As known, gas fireplaces, gas stoves and gas braziers are ignited by an electromechanical ignition device, generally activated by a user, which allows the ignition of a pilot flame at a pilot burner as well as its supervision to ensure that the pilot flame acts as an ignition source for a burner of greater thermal power.
There are suitable valve means for regulating the gas coupled with the ignition device, arranged between the main pipe for the gas and the burners, which are subjected to a thermocouple.
The thermocouple, heated by the flame of the burner, electromechanically monitors the permanent ignition state of the flame. Therefore, possible flame extinction determines a cooling down of the thermocouple and, consequently, the closure of the gas supply to the burner.

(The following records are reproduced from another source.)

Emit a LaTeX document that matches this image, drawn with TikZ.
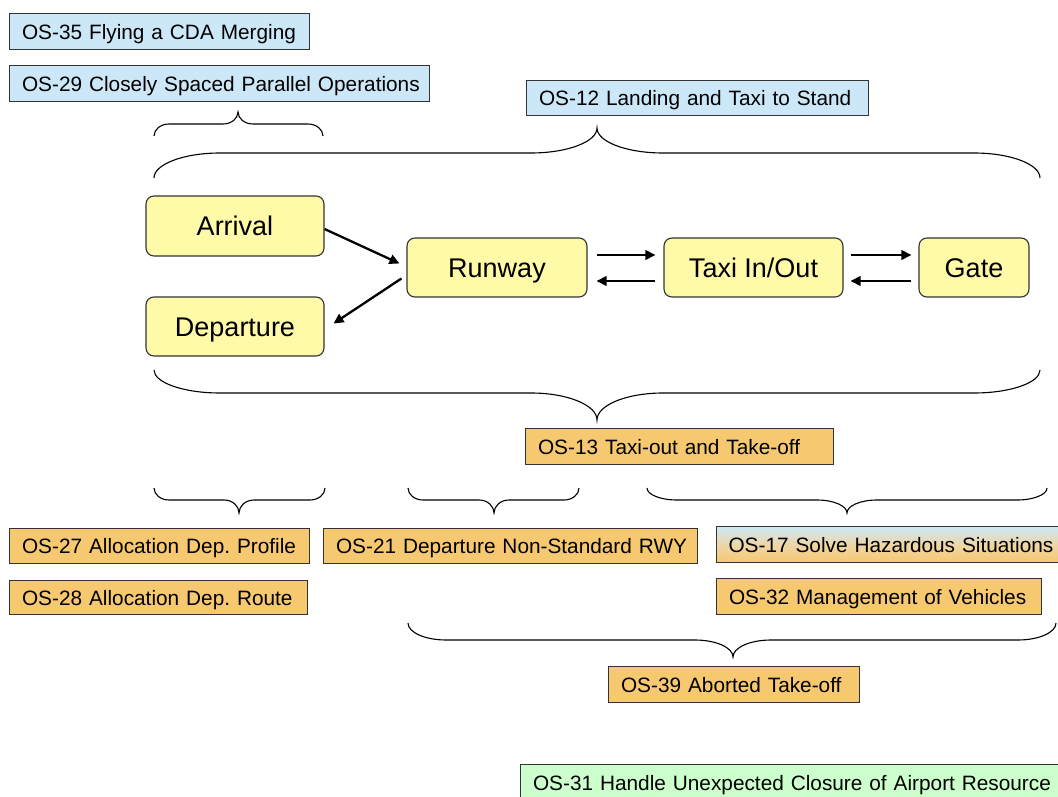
\documentclass[tikz,border=0pt]{standalone}
\usepackage{fontspec}
\setmainfont{Liberation Sans}
\frenchspacing
\usetikzlibrary{arrows.meta,calc}
\definecolor{bluefill}{HTML}{CCE8F8}
\definecolor{orangefill}{HTML}{F6C870}
\definecolor{midfill}{HTML}{EED6A8}
\definecolor{yellowfill}{HTML}{FFFAA8}
\definecolor{greenfill}{HTML}{CCFFCC}
\definecolor{bordercol}{HTML}{333333}
\newcommand{\drawbrace}[7]{%
\draw[bracestyle] (#1,#4) .. controls (#1,{#4+0.552*(#5-#4)}) and ({#1+0.448*#7},#5) .. ({#1+#7},#5)
 -- ({#3-#7},#5) .. controls ({#3-0.448*#7},#5) and (#3,{#6+0.552*(#5-#6)}) .. (#3,#6)
 .. controls (#3,{#6+0.552*(#5-#6)}) and ({#3+0.448*#7},#5) .. ({#3+#7},#5)
 -- ({#2-#7},#5) .. controls ({#2-0.448*#7},#5) and (#2,{#4+0.552*(#5-#4)}) .. (#2,#4);}
\tikzset{
  lbl/.style={draw=bordercol, line width=1.1pt, inner ysep=0pt, inner xsep=12.5pt,
    anchor=north west, align=left, font=\fontsize{20.8}{25}\selectfont\frenchspacing,
    text height=15pt, text depth=0pt},
  bluebox/.style={lbl, fill=bluefill},
  orangebox/.style={lbl, fill=orangefill},
  greenbox/.style={lbl, fill=greenfill},
  phase/.style={draw=bordercol, line width=1.1pt, fill=yellowfill, rounded corners=8pt, inner sep=0pt,
    font=\fontsize{27}{32}\selectfont, text height=19.4pt, text depth=0pt},
  arr/.style={line width=2.3pt, -{Triangle[length=10pt,width=9.5pt]}},
  bracestyle/.style={line width=1.1pt, black},
}
\begin{document}
\begin{tikzpicture}[x=1pt,y=-1pt]
\useasboundingbox (0,0) rectangle (1058,797);
\clip (0,0) rectangle (1058,797);
\fill[white] (0,0) rectangle (1058,797);

% top boxes
\node[bluebox, text width=275pt, minimum height=36pt] (os35) at (9,13) {\mbox{OS-35 Flying a CDA Merging}};
\node[bluebox, text width=395pt, minimum height=36pt] (os29) at (9,65) {\mbox{OS-29 Closely Spaced Parallel Operations}};
\node[bluebox, text width=317pt, minimum height=35pt] (os12) at (526,80) {\mbox{OS-12 Landing and Taxi to Stand}};

% braces top
\drawbrace{154}{323}{238}{136}{124}{112}{15}
\drawbrace{154}{1040}{597}{178}{153}{128}{66}

% phases
\node[phase, minimum width=178pt, minimum height=60pt] (arrival) at (235,226) {Arrival};
\node[phase, minimum width=178pt, minimum height=59pt] (departure) at (235,326.5) {Departure};
\node[phase, minimum width=180pt, minimum height=59pt] (runway) at (497,267.5) {Runway};
\node[phase, minimum width=179pt, minimum height=59pt] (taxi) at (753.5,267.5) {Taxi In/Out};
\node[phase, minimum width=110pt, minimum height=59pt] (gate) at (974,267.5) {Gate};

% arrows
\draw[arr] ([yshift=-3pt]arrival.east) -- ([xshift=-7pt,yshift=4pt]runway.west);
\draw[arr] ([xshift=-5pt,yshift=-11pt]runway.west) -- ([xshift=9pt,yshift=3pt]departure.east);
\draw[arr] ([xshift=9pt,yshift=12.5pt]runway.east) -- ([xshift=-8pt,yshift=12.5pt]taxi.west);
\draw[arr] ([xshift=-8pt,yshift=-13.5pt]taxi.west) -- ([xshift=9pt,yshift=-13.5pt]runway.east);
\draw[arr] ([xshift=7pt,yshift=12.5pt]taxi.east) -- ([xshift=-7pt,yshift=12.5pt]gate.west);
\draw[arr] ([xshift=-7pt,yshift=-13.5pt]gate.west) -- ([xshift=7pt,yshift=-13.5pt]taxi.east);

% bottom large brace
\drawbrace{154}{1040}{597}{370}{393}{420}{66}
\node[orangebox, text width=283pt, minimum height=36pt] (os13) at (525,428) {\mbox{OS-13 Taxi-out and Take-off}};

% small bottom braces
\drawbrace{154}{325}{239}{488}{500}{513}{15}
\drawbrace{408}{579}{494}{488}{500}{513}{15}
\drawbrace{647}{1047}{847}{488}{500}{513}{30}

\node[orangebox, text width=275pt, minimum height=35pt] (os27) at (9,528) {\mbox{OS-27 Allocation Dep. Profile}};
\node[orangebox, text width=349pt, minimum height=35pt] (os21) at (323,528) {\mbox{OS-21 Departure Non-Standard RWY}};
\node[lbl, top color=bluefill, bottom color=orangefill, middle color=midfill, minimum height=36pt,
      inner xsep=12pt, text width=356pt] (os17) at (716,526) {\mbox{OS-17 Solve Hazardous Situations}};
\node[orangebox, text width=273pt, minimum height=34pt] (os28) at (9,580) {\mbox{OS-28 Allocation Dep. Route}};
\node[orangebox, text width=300pt, minimum height=36pt] (os32) at (716,578) {\mbox{OS-32 Management of Vehicles}};

\drawbrace{408}{1056}{733}{623}{640}{657}{38}
\node[orangebox, text width=226pt, minimum height=36pt] (os39) at (608,666) {\mbox{OS-39 Aborted Take-off}};

\node[greenbox, minimum height=36pt, text width=535pt] (os31) at (520,764) {\mbox{OS-31 Handle Unexpected Closure of Airport Resource}};
\end{tikzpicture}
\end{document}
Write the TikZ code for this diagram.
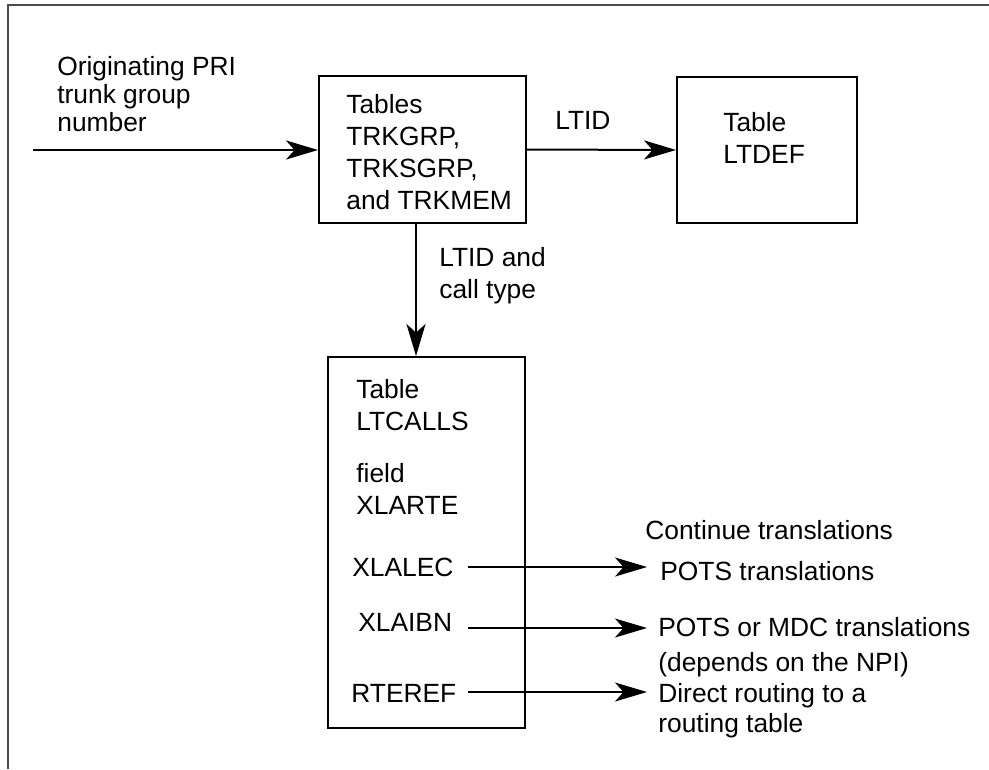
\documentclass[tikz,border=0pt]{standalone}
\usepackage{fontspec}
\setmainfont{Liberation Sans}
\usepackage{tikz}
\usetikzlibrary{arrows.meta}

\begin{document}
\begin{tikzpicture}[
    x=0.02cm, y=-0.02cm,
    every node/.style={font=\fontsize{15pt}{18.2pt}\selectfont, inner sep=0pt},
    tblbox/.style={draw, line width=0.04cm},
    txt/.style={anchor=base west, align=left},
    flow/.style={-{Stealth[length=0.64cm, width=0.38cm, inset=0.17cm]}, line width=0.04cm},
    framel/.style={draw=black!70, line width=0.03cm}
]
\useasboundingbox (0,0) rectangle (989,769);

% Frame (top and left edges only)
\draw[framel] (8,769) -- (8,5) -- (989,5);

% --- Table boxes
\node[tblbox, minimum width=4.14cm, minimum height=2.94cm] (trk) at (422.5,149.5) {};
\node[tblbox, minimum width=3.6cm, minimum height=2.92cm] (ltdef) at (767,150) {};
\node[tblbox, minimum width=3.94cm, minimum height=7.42cm] (ltcalls) at (426.5,542.5) {};

% --- Box texts (anchored on the last baseline)
\node[txt] (trktxt) at (346,209) {Tables\\TRKGRP,\\TRKSGRP,\\and TRKMEM};
\node[txt] (ltdeftxt) at (723,163) {Table\\LTDEF};
\node[txt] (ltcallstxt) at (356,430) {Table\\LTCALLS};
\node[txt] (fieldtxt) at (356,514) {field\\XLARTE};
\node[txt] (xlalec) at (352,576) {XLALEC};
\node[txt] (xlaibn) at (358,631) {XLAIBN};
\node[txt] (rteref) at (351,702) {RTEREF};

% --- Labels
\node[txt, font=\fontsize{15pt}{15.9pt}\selectfont] (orig) at (57,131) {Originating PRI\\trunk group\\number};
\node[txt] (ltid) at (555,129) {LTID};
\node[txt] (ltidcall) at (439,298) {LTID and\\call type};
\node[txt] (cont) at (645,539) {Continue translations};
\node[txt] (pots) at (660,580) {POTS translations};
\node[txt, font=\fontsize{15pt}{19.4pt}\selectfont] (potsmdc) at (658,671) {POTS or MDC translations\\(depends on the NPI)};
\node[txt, font=\fontsize{15pt}{17pt}\selectfont] (direct) at (658,732) {Direct routing to a\\routing table};

% --- Free ends
\coordinate (src) at (33,150);
\coordinate (downx) at (416,0);
\coordinate (alec) at (468,567);
\coordinate (aibn) at (468,628);
\coordinate (rref) at (468,692);
\coordinate (tipx) at (647,0);

% --- Connectors
\draw[flow] (src) -- (src -| trk.west);
\draw[flow] (trk.east) -- (ltdef.west);
\draw[flow] (downx |- trk.south) -- (downx |- ltcalls.north);
\draw[flow] (alec) -- (alec -| tipx);
\draw[flow] (aibn) -- (aibn -| tipx);
\draw[flow] (rref) -- (rref -| tipx);
\end{tikzpicture}
\end{document}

In such apparatuses, it is easy to verify if the flame has been extinguished or lost, since it is generally due to a gust of air, a jump in the flue draft, a simple exhaustion of the gas, or similar anomalies.
Therefore, the flame is constantly monitored in the burner in order to avoid damage and dangerous gas leaks. The electromechanical monitoring, by thermocouple, although advantageous from various points of view, has the drawback that the gas supply is not shut off immediately, but occurs only after the cooling of the thermocouple itself. Therefore, there is a danger of the gas escaping without being burnt for a certain period of time before being turned off.
Moreover, during the initial flame ignition step, the user performs a direct manual action in the vicinity of the burner to keep the flame active for a time necessary to heat up the thermocouple. This manual action is risky for the user.
In order to avoid these drawbacks, in recent apparatuses the thermocouples are regulated by special devices that automatically check for the presence of a flame during the ignition step of the gas apparatuses.
Such automatic devices are also supplied by electricity main and by battery means or buffer batteries allowing the apparatuses on which they are installed to operate when the electricity main is not feeding.
Usually the apparatuses, like for example gas fires, are used at locations where there is not a constant supply of electrical power, but rather where the electrical supply varies unpredictably.
Automatic devices with thermocouples are substantially high-energy-consumption devices since they require a high current to maintain the main flow of gas, during the automatic ignition step, to support the flow of gas during the heating step of the thermocouple, and for possible restoring after a flame has been lost.
Therefore, due to the high power required, automatic devices with thermocouples, supplied by buffer batteries, have very low autonomy and are therefore not very efficient, often requiring continuous replacement of the batteries by the user.
This represents a limitation to use of such automatic devices in gas apparatuses.